Problem to work on ->
Emit the data below verbatim, stripping out any pictures.

-------

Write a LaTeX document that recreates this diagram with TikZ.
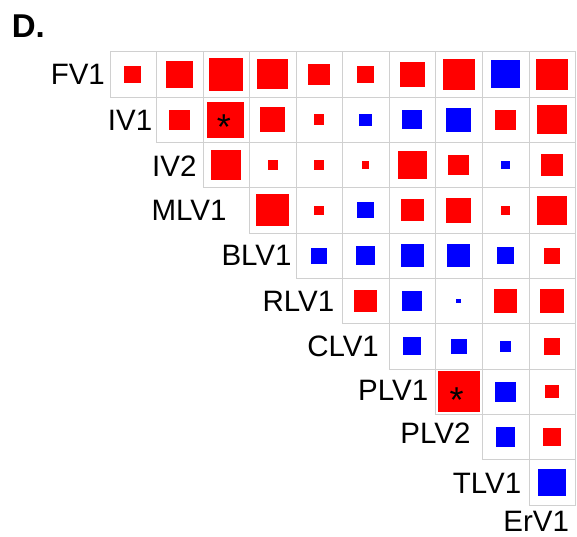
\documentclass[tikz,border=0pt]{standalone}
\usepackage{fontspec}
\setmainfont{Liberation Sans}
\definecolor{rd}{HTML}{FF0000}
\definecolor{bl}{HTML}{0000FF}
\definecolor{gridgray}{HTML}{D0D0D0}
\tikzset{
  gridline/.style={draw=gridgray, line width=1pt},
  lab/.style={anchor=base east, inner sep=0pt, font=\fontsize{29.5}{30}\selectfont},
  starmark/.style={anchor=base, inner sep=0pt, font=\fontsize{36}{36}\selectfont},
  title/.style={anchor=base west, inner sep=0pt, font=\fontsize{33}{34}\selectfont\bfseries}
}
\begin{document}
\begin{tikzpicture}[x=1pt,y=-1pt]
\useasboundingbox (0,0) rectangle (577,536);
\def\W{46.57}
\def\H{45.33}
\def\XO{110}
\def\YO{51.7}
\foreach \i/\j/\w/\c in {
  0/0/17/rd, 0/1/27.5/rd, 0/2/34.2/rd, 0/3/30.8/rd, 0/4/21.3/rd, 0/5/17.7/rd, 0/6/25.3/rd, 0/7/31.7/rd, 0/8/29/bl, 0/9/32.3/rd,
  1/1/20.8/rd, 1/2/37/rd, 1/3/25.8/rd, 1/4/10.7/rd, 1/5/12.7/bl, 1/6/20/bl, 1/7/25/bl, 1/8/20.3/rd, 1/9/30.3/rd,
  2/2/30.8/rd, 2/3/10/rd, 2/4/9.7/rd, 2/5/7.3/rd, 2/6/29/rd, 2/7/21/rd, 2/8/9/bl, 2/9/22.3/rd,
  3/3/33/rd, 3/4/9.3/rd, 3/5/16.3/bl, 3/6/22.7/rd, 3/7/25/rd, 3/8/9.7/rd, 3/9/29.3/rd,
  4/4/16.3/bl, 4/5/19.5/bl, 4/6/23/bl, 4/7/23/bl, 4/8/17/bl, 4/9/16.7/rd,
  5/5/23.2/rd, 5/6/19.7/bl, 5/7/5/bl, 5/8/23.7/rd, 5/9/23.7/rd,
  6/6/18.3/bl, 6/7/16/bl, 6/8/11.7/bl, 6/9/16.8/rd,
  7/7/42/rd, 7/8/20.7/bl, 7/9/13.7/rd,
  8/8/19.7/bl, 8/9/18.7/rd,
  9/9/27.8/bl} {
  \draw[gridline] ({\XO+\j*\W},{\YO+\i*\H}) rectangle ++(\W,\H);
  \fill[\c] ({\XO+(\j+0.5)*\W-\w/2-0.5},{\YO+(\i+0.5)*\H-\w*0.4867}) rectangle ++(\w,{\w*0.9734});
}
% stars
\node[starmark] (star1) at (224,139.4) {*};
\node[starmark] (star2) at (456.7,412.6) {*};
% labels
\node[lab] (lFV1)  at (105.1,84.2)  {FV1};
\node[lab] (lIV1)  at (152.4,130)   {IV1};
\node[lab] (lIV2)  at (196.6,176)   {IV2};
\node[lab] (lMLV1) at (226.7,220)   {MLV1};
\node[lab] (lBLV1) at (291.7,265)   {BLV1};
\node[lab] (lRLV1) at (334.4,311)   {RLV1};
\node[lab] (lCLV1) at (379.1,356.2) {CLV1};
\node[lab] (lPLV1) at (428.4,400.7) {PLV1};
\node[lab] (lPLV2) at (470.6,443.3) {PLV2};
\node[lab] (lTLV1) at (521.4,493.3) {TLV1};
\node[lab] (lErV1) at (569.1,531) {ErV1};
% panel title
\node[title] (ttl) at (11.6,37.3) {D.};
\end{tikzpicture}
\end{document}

-------

Task output ->
Write a LaTeX document that recreates this diagram with TikZ.
\documentclass[tikz,border=0pt]{standalone}
\usepackage{fontspec}
\setmainfont{Liberation Sans}
\definecolor{rd}{HTML}{FF0000}
\definecolor{bl}{HTML}{0000FF}
\definecolor{gridgray}{HTML}{D0D0D0}
\tikzset{
  gridline/.style={draw=gridgray, line width=1pt},
  lab/.style={anchor=base east, inner sep=0pt, font=\fontsize{29.5}{30}\selectfont},
  starmark/.style={anchor=base, inner sep=0pt, font=\fontsize{36}{36}\selectfont},
  title/.style={anchor=base west, inner sep=0pt, font=\fontsize{33}{34}\selectfont\bfseries}
}
\begin{document}
\begin{tikzpicture}[x=1pt,y=-1pt]
\useasboundingbox (0,0) rectangle (577,536);
\def\W{46.57}
\def\H{45.33}
\def\XO{110}
\def\YO{51.7}
\foreach \i/\j/\w/\c in {
  0/0/17/rd, 0/1/27.5/rd, 0/2/34.2/rd, 0/3/30.8/rd, 0/4/21.3/rd, 0/5/17.7/rd, 0/6/25.3/rd, 0/7/31.7/rd, 0/8/29/bl, 0/9/32.3/rd,
  1/1/20.8/rd, 1/2/37/rd, 1/3/25.8/rd, 1/4/10.7/rd, 1/5/12.7/bl, 1/6/20/bl, 1/7/25/bl, 1/8/20.3/rd, 1/9/30.3/rd,
  2/2/30.8/rd, 2/3/10/rd, 2/4/9.7/rd, 2/5/7.3/rd, 2/6/29/rd, 2/7/21/rd, 2/8/9/bl, 2/9/22.3/rd,
  3/3/33/rd, 3/4/9.3/rd, 3/5/16.3/bl, 3/6/22.7/rd, 3/7/25/rd, 3/8/9.7/rd, 3/9/29.3/rd,
  4/4/16.3/bl, 4/5/19.5/bl, 4/6/23/bl, 4/7/23/bl, 4/8/17/bl, 4/9/16.7/rd,
  5/5/23.2/rd, 5/6/19.7/bl, 5/7/5/bl, 5/8/23.7/rd, 5/9/23.7/rd,
  6/6/18.3/bl, 6/7/16/bl, 6/8/11.7/bl, 6/9/16.8/rd,
  7/7/42/rd, 7/8/20.7/bl, 7/9/13.7/rd,
  8/8/19.7/bl, 8/9/18.7/rd,
  9/9/27.8/bl} {
  \draw[gridline] ({\XO+\j*\W},{\YO+\i*\H}) rectangle ++(\W,\H);
  \fill[\c] ({\XO+(\j+0.5)*\W-\w/2-0.5},{\YO+(\i+0.5)*\H-\w*0.4867}) rectangle ++(\w,{\w*0.9734});
}
% stars
\node[starmark] (star1) at (224,139.4) {*};
\node[starmark] (star2) at (456.7,412.6) {*};
% labels
\node[lab] (lFV1)  at (105.1,84.2)  {FV1};
\node[lab] (lIV1)  at (152.4,130)   {IV1};
\node[lab] (lIV2)  at (196.6,176)   {IV2};
\node[lab] (lMLV1) at (226.7,220)   {MLV1};
\node[lab] (lBLV1) at (291.7,265)   {BLV1};
\node[lab] (lRLV1) at (334.4,311)   {RLV1};
\node[lab] (lCLV1) at (379.1,356.2) {CLV1};
\node[lab] (lPLV1) at (428.4,400.7) {PLV1};
\node[lab] (lPLV2) at (470.6,443.3) {PLV2};
\node[lab] (lTLV1) at (521.4,493.3) {TLV1};
\node[lab] (lErV1) at (569.1,531) {ErV1};
% panel title
\node[title] (ttl) at (11.6,37.3) {D.};
\end{tikzpicture}
\end{document}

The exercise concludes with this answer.